The court will decline to exercise jurisdiction over the other claims in Powell Duffryn's complaint if the CERCLA claim is dismissed with prejudice. Although these claims are so related to the CERCLA count such that they form part of the same case or controversy under Article III, see 28 U.S.C. § 1367(a), a district court may decline to exercise supplemental jurisdiction if it "has dismissed all claims over which it has original jurisdiction," see id. at § 1367(c)(3). Accordingly, if in ten days an amended complaint is not filed consistent with this opinion, the court will issue an order granting CJR's and Appel's motions to dismiss for lack of subject matter jurisdiction.

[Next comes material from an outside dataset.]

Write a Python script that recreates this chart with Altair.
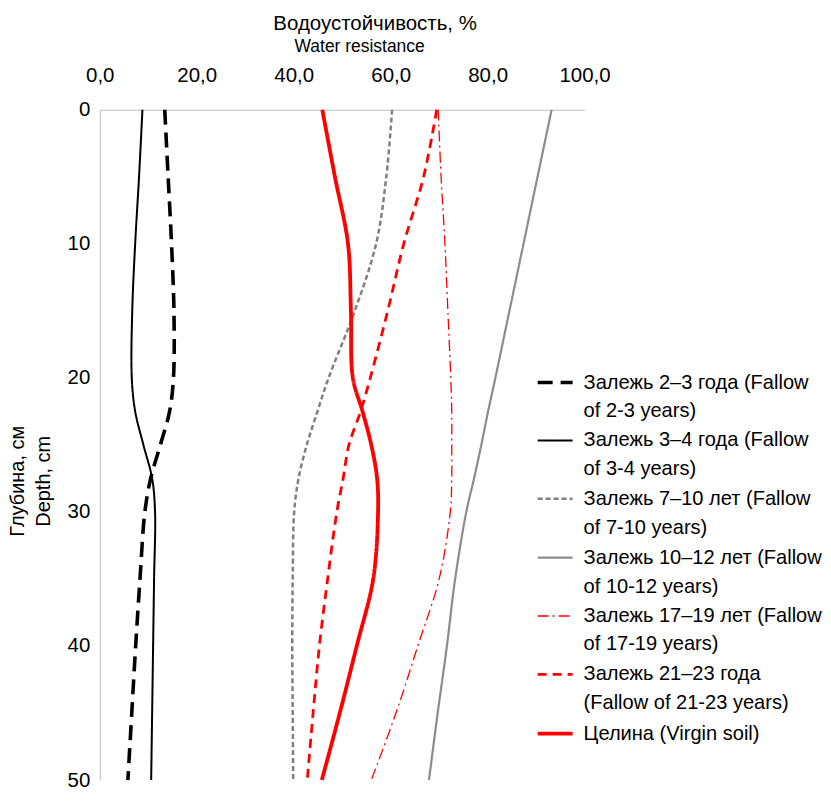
import altair as alt
import pandas as pd

# Depth, cm
depth = [0, 5, 10, 15, 20, 22.5, 25, 27.5, 30, 35, 40, 45, 50]

# Water resistance, %
fallow_2_3 = [13.4, 14.1, 14.8, 15.3, 15.2, 14.4, 12.5, 10.5, 9.3, 8.3, 7.4, 6.6, 5.8]
fallow_3_4 = [8.8, 8.1, 7.3, 6.7, 6.6, 7.3, 9.0, 10.8, 11.4, 11.2, 11.0, 10.8, 10.6]
fallow_7_10 = [60.3, 59.1, 57.0, 52.6, 47.2, 44.9, 42.7, 41.0, 40.1, 39.8, 39.7, 39.8, 39.9]
fallow_10_12 = [93.2, 90.3, 87.4, 84.5, 81.6, 80.1, 78.7, 77.2, 75.6, 73.3, 71.6, 69.7, 67.9]
fallow_17_19 = [69.8, 70.4, 71.2, 71.8, 72.4, 72.6, 72.6, 72.6, 72.3, 70.0, 65.6, 61.1, 56.0]
fallow_21_23 = [69.5, 66.8, 62.7, 59.4, 55.8, 53.8, 51.4, 50.2, 48.9, 47.0, 45.3, 44.0, 42.8]
virgin_soil = [45.9, 48.5, 51.2, 51.8, 52.2, 54.2, 56.0, 57.2, 57.4, 56.4, 53.0, 49.5, 45.8]

label_line1 = [
    "Залежь 2–3 года (Fallow",
    "Залежь 3–4 года (Fallow",
    "Залежь 7–10 лет (Fallow",
    "Залежь 10–12 лет (Fallow",
    "Залежь 17–19 лет (Fallow",
    "Залежь 21–23 года",
    "Целина (Virgin soil)",
]
label_line2 = [
    "of 2-3 years)",
    "of 3-4 years)",
    "of 7-10 years)",
    "of 10-12 years)",
    "of 17-19 years)",
    "(Fallow of 21-23 years)",
    "",
]
series_values = [fallow_2_3, fallow_3_4, fallow_7_10, fallow_10_12,
                 fallow_17_19, fallow_21_23, virgin_soil]

colors = ["#000000", "#000000", "#808080", "#8C8C8C", "#FF0000", "#FF0000", "#FF0000"]
dashes = [[15, 8], [1, 0], [5, 3], [1, 0], [11, 4, 2, 4], [9, 6], [1, 0]]
widths = [3.6, 2.0, 2.5, 2.2, 1.3, 2.8, 3.8]

x_ticks = [0, 20, 40, 60, 80, 100]
y_ticks = [0, 10, 20, 30, 40, 50]

FONT = "Liberation Sans"

names = [(a + " " + b).strip() for a, b in zip(label_line1, label_line2)]

rows = []
for name, vals in zip(names, series_values):
    for d, v in zip(depth, vals):
        rows.append({"series": name, "depth": d, "value": v})
df = pd.DataFrame(rows)

# legend domain: one row per text line (continuation rows have invisible symbols)
domain, c_range, d_range, w_range = [], [], [], []
for i, name in enumerate(names):
    domain.append(name)
    c_range.append(colors[i])
    d_range.append(dashes[i])
    w_range.append(widths[i])
    if label_line2[i]:
        domain.append(label_line2[i])
        c_range.append("transparent")
        d_range.append([1, 0])
        w_range.append(1)

expr = "datum.label"
for name, l1, l2 in reversed(list(zip(names, label_line1, label_line2))):
    if l2:
        expr = f"datum.label == '{name}' ? '{l1}' : ({expr})"

legend = alt.Legend(
    title=None, orient="none", legendX=437, legendY=254,
    symbolType="stroke", symbolSize=1225, labelFont=FONT, labelFontSize=20.1,
    labelColor="#000000", labelLimit=400, labelOffset=9, rowPadding=0,
    padding=0, labelExpr=expr,
)

chart = alt.Chart(df).mark_line(interpolate="catmull-rom", strokeCap="butt").encode(
    x=alt.X("value:Q",
            scale=alt.Scale(domain=[0, 100], nice=False, zero=False),
            axis=alt.Axis(orient="top", values=x_ticks, ticks=False, grid=False,
                          labelExpr="replace(format(datum.value, '.1f'), '.', ',')",
                          labelFont=FONT, labelFontSize=20.5, labelColor="#000000",
                          labelPadding=24, labelFlush=False, domainColor="#BFBFBF",
                          title="Water resistance", titleFont=FONT,
                          titleFontSize=17.5, titleFontWeight="normal",
                          titleColor="#000000", titleX=260, titleY=-54)),
    y=alt.Y("depth:Q",
            scale=alt.Scale(domain=[0, 50], reverse=True, nice=False),
            axis=alt.Axis(orient="left", values=y_ticks, ticks=False, grid=False,
                          labelFont=FONT, labelFontSize=20.5, labelColor="#000000",
                          labelPadding=10, domainColor="#BFBFBF",
                          title=["Глубина, см", "Depth, cm"], titleFont=FONT,
                          titleFontSize=20, titleFontWeight="normal",
                          titleColor="#000000", titleLineHeight=26,
                          titleX=-72, titleY=372, titleBaseline="bottom")),
    color=alt.Color("series:N", scale=alt.Scale(domain=domain, range=c_range), legend=legend),
    strokeDash=alt.StrokeDash("series:N", scale=alt.Scale(type="ordinal", domain=domain, range=d_range), legend=legend),
    strokeWidth=alt.StrokeWidth("series:N", scale=alt.Scale(type="ordinal", domain=domain, range=w_range), legend=legend),
    order=alt.Order("depth:Q"),
).properties(
    width=486, height=672,
    title=alt.TitleParams("Водоустойчивость, %", font=FONT, fontSize=20.5,
                          fontWeight="normal", color="#000000", dx=33, offset=3),
    autosize=alt.AutoSizeParams(type="none"),
    padding={"left": 92, "top": 101, "right": 239, "bottom": 20},
).configure_view(stroke=None)

chart.save("out.html", embed_options={"renderer": "svg", "actions": False})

The court will defer ruling on whether Powell Duffryn has alleged fraud with sufficient particularity to satisfy Rule 9(b) of the Federal Rules of Civil Procedure until an amended complaint is filed, if one is filed.

CONCLUSION

For the above stated reasons, the court dismisses Count I of Powell Duffryn's complaint without prejudice for failure to state a claim under CERCLA. The court grants Powell Duffryn leave to file an amended complaint consistent with this court's opinion within ten days, if it can do so in good faith and in accordance with Fed.R.Civ.P. 11. The court defers ruling on whether Powell Duffryn has alleged fraud with sufficient particularity to satisfy Fed.R.Civ.P. 9(b) until an amended complaint is filed, if one is filed. If, in ten days, an amended complaint is not filed, the court will dismiss Count I with prejudice for failure to state a claim pursuant to Fed.R.Civ.P. 12(b)(6), will dismiss the entire action pursuant to Fed.R.Civ.P. 12(b)(1) for lack of subject matter jurisdiction over the remaining allegations, and will deny the Rule 9(b) motion as moot.

IT IS SO ORDERED.

1. Federal court pleading standards are so lenient that, on appeal, the Seventh Circuit will allow the appellant to present facts which were not in the district court record — or an "unsubstantiated version of the events" — to demonstrate that the district court should not have dismissed the complaint. Dawson v. General Motors Corp., 977 F.2d 369, 372 (7th Cir.1992).